### DATA TO USE
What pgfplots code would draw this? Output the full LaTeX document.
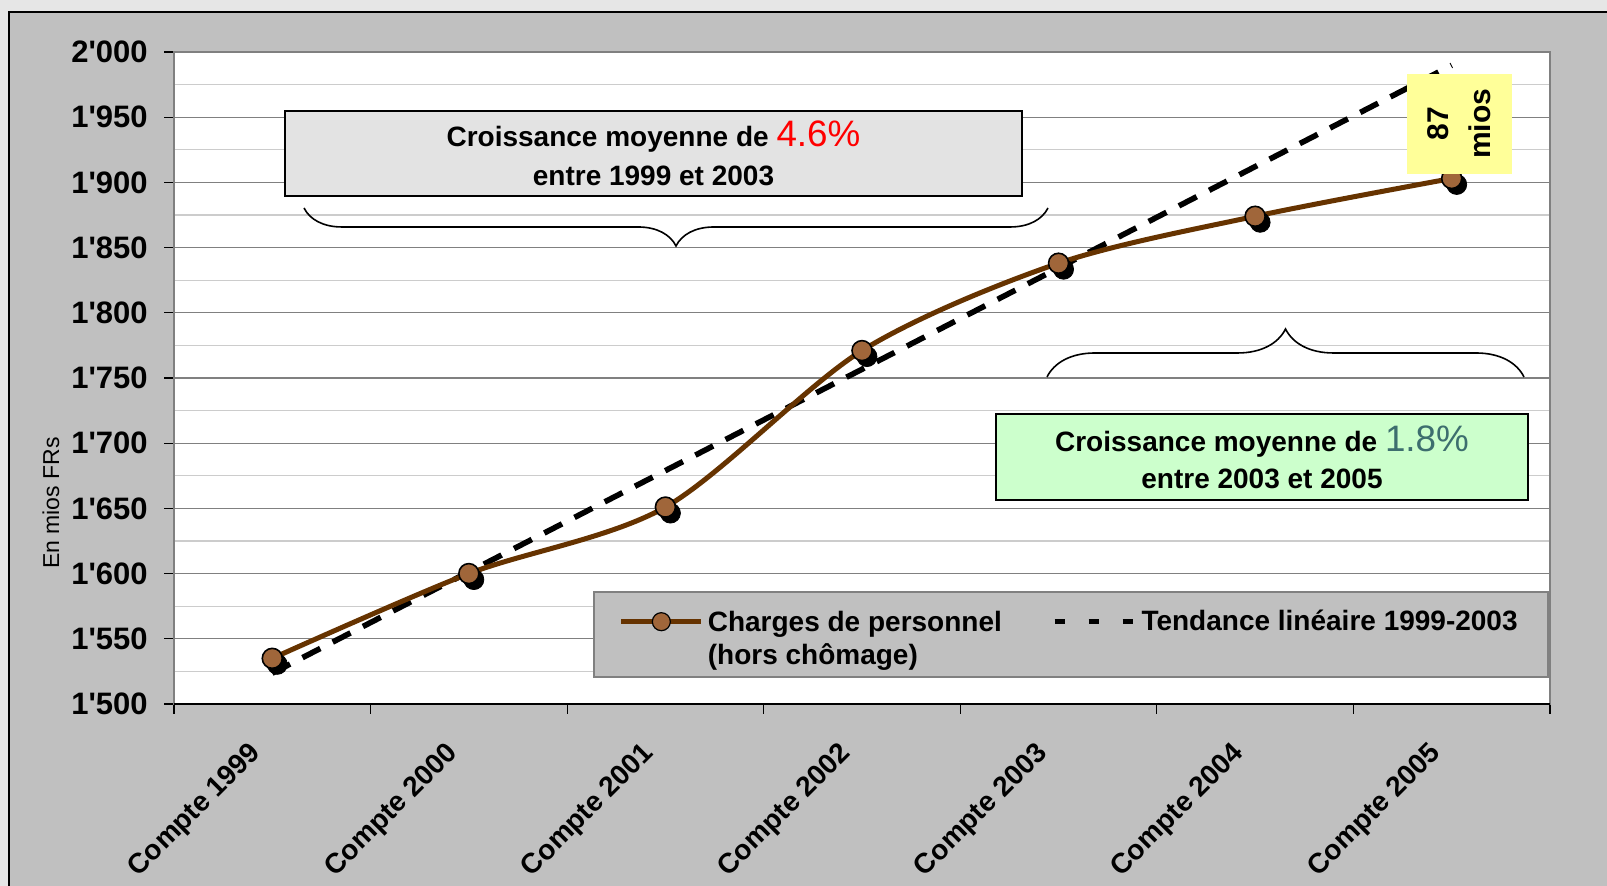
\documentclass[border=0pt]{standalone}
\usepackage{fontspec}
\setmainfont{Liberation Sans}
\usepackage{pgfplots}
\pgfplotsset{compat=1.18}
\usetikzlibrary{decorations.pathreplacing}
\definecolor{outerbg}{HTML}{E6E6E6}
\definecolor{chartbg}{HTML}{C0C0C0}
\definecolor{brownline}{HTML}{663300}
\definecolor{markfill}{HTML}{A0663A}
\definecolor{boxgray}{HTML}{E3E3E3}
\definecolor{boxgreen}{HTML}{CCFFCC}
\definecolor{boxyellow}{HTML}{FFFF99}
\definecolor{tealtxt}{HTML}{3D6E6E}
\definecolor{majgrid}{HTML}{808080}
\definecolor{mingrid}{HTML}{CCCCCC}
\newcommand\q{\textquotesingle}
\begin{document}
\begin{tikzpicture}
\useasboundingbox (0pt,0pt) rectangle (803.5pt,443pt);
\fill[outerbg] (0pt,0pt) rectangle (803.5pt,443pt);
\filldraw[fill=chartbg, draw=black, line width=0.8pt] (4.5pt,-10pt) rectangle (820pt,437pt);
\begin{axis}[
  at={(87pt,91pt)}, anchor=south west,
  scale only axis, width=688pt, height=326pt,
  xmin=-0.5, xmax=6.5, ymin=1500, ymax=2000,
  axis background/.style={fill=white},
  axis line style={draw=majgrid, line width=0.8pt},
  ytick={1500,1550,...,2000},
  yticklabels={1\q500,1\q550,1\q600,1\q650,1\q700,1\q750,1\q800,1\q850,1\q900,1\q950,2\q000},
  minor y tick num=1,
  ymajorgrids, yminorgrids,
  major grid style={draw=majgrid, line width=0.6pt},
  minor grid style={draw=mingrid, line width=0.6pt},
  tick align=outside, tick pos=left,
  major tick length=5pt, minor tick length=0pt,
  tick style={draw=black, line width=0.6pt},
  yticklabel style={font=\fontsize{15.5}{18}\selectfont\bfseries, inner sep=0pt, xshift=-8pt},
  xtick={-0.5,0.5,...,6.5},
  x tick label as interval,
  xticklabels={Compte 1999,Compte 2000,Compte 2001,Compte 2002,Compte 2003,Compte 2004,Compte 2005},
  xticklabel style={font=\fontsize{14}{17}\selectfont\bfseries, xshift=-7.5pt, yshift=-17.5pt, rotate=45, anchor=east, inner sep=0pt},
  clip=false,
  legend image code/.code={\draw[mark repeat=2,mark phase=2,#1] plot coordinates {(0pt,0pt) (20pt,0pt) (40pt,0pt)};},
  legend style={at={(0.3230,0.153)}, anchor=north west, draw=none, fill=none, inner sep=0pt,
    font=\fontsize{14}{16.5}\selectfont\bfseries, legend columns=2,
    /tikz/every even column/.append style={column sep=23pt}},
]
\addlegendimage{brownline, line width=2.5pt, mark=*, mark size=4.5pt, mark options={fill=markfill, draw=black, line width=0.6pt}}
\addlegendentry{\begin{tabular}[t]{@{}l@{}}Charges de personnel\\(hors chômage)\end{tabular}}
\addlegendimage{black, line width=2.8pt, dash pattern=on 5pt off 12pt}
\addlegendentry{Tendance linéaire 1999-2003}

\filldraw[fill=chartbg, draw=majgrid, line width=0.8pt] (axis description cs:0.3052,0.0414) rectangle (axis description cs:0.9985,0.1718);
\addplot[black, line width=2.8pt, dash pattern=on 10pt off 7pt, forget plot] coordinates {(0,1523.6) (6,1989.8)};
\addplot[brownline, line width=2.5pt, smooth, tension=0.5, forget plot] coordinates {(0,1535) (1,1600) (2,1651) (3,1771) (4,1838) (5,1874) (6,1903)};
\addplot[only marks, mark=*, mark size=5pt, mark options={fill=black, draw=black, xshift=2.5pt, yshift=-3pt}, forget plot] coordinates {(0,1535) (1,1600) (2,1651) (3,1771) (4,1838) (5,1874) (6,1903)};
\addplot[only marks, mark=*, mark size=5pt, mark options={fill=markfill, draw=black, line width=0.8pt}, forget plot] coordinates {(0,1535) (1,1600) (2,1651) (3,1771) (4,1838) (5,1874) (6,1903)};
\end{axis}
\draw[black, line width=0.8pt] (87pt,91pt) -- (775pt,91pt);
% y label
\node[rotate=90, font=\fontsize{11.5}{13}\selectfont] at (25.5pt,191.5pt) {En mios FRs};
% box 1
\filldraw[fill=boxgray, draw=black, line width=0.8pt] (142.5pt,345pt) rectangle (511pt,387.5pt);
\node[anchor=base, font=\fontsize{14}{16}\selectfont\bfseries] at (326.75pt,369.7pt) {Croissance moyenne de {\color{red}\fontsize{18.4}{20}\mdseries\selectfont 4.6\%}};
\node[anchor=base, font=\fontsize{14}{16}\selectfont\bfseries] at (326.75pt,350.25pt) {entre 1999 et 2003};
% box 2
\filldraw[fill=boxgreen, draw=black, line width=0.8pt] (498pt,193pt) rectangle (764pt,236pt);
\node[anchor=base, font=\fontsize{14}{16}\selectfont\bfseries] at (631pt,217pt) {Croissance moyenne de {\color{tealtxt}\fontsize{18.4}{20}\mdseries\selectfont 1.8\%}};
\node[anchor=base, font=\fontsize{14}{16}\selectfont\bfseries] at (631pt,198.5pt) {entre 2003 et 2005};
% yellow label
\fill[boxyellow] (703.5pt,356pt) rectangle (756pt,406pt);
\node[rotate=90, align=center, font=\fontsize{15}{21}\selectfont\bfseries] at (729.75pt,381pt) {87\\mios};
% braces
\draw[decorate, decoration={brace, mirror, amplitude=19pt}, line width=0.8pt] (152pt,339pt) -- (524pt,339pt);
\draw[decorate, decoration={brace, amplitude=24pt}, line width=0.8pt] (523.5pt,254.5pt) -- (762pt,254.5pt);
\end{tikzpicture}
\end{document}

---

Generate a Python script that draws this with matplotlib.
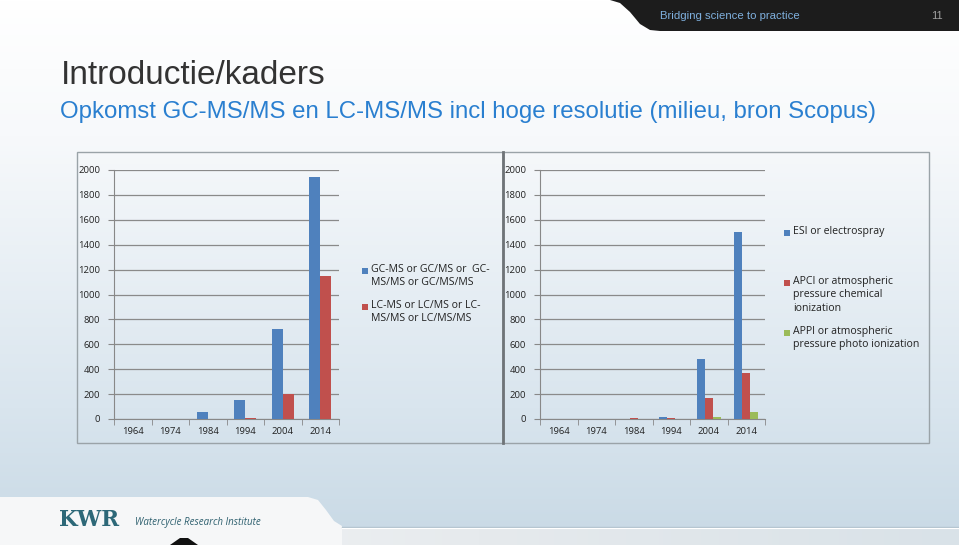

* * *

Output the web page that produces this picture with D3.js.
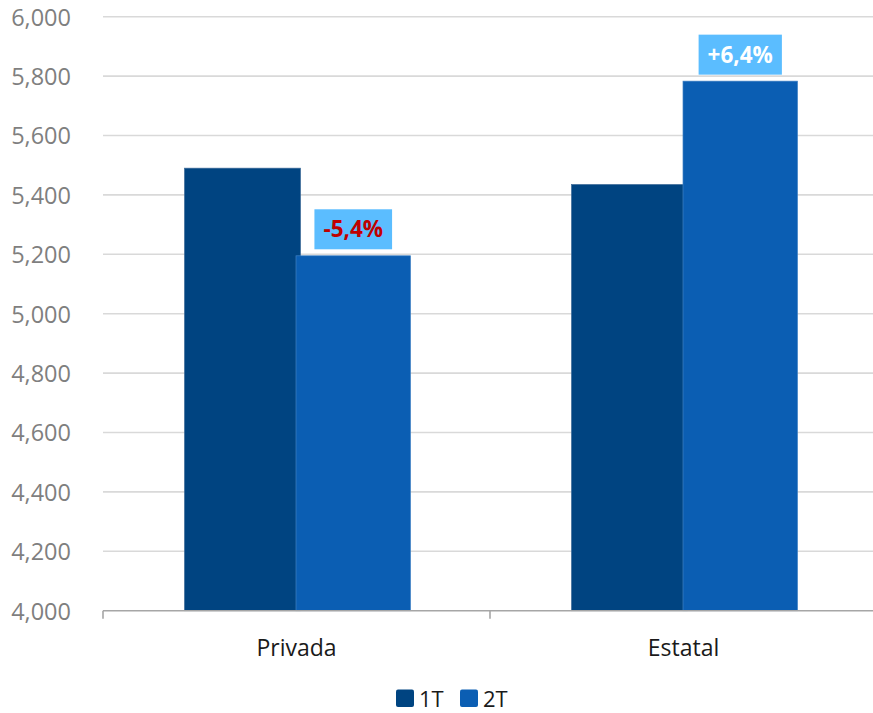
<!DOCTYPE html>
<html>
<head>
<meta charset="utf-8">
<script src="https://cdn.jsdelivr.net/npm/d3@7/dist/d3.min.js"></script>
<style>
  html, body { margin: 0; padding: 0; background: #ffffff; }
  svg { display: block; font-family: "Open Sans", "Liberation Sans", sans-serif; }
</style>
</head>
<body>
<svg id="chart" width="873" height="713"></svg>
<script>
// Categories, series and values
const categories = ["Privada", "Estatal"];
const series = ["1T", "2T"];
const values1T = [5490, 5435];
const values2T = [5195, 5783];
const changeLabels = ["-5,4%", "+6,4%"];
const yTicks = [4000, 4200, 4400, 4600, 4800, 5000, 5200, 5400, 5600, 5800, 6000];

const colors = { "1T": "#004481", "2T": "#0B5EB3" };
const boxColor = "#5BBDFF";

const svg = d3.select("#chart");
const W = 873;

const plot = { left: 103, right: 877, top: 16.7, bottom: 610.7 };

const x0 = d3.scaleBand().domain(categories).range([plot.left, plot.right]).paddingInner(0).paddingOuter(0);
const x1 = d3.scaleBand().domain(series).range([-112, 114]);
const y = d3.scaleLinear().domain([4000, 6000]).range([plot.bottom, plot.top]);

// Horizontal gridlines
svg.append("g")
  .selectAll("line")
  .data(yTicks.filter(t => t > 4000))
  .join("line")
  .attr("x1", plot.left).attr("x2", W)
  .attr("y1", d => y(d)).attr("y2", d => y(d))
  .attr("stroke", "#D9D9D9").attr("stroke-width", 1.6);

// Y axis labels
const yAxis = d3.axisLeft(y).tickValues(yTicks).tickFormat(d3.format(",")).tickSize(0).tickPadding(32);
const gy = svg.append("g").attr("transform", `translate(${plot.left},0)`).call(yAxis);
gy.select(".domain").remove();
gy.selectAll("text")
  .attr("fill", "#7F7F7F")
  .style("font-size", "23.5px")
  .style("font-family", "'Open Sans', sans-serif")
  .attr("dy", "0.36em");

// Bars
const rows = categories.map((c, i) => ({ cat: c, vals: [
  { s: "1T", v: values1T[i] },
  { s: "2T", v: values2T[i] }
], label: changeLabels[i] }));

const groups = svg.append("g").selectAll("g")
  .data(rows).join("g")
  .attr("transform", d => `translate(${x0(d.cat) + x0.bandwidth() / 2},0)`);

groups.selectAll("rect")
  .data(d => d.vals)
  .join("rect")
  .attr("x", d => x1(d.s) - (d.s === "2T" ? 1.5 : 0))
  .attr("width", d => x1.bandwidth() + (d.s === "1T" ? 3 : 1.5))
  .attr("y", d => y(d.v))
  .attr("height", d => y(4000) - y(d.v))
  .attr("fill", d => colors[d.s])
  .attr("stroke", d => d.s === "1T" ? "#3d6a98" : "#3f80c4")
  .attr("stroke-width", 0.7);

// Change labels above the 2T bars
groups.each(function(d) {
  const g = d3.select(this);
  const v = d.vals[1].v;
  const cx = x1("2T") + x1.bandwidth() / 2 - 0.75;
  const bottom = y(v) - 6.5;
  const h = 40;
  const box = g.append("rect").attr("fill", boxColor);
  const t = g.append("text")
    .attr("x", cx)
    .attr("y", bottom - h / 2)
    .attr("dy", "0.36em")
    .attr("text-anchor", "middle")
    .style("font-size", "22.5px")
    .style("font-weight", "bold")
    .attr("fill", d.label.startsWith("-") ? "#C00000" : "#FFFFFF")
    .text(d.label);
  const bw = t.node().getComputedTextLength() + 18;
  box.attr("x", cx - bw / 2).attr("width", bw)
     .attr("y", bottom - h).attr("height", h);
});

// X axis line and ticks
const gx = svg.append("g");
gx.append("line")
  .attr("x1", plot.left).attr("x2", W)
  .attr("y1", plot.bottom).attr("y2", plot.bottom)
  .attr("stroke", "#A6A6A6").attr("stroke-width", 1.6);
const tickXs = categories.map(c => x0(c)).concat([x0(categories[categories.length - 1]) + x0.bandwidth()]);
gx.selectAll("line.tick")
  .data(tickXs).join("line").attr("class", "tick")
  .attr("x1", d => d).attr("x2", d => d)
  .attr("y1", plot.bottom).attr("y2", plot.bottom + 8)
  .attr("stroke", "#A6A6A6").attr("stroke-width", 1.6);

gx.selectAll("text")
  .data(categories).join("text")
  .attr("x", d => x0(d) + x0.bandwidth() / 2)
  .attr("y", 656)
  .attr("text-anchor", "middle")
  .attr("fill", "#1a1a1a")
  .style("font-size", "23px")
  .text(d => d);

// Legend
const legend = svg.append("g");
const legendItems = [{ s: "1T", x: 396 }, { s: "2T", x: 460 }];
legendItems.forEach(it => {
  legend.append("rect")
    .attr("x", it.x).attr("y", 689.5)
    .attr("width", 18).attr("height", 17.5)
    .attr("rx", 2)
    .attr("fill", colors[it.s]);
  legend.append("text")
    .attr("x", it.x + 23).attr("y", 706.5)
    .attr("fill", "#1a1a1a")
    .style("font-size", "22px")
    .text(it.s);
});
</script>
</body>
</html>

### EXERCISE DETAILS
Pull out each line holding the string "that".

### OUTPUT FOR THIS TASK
Generate a Python script that draws this with matplotlib.
Output the web page that produces this picture with D3.js.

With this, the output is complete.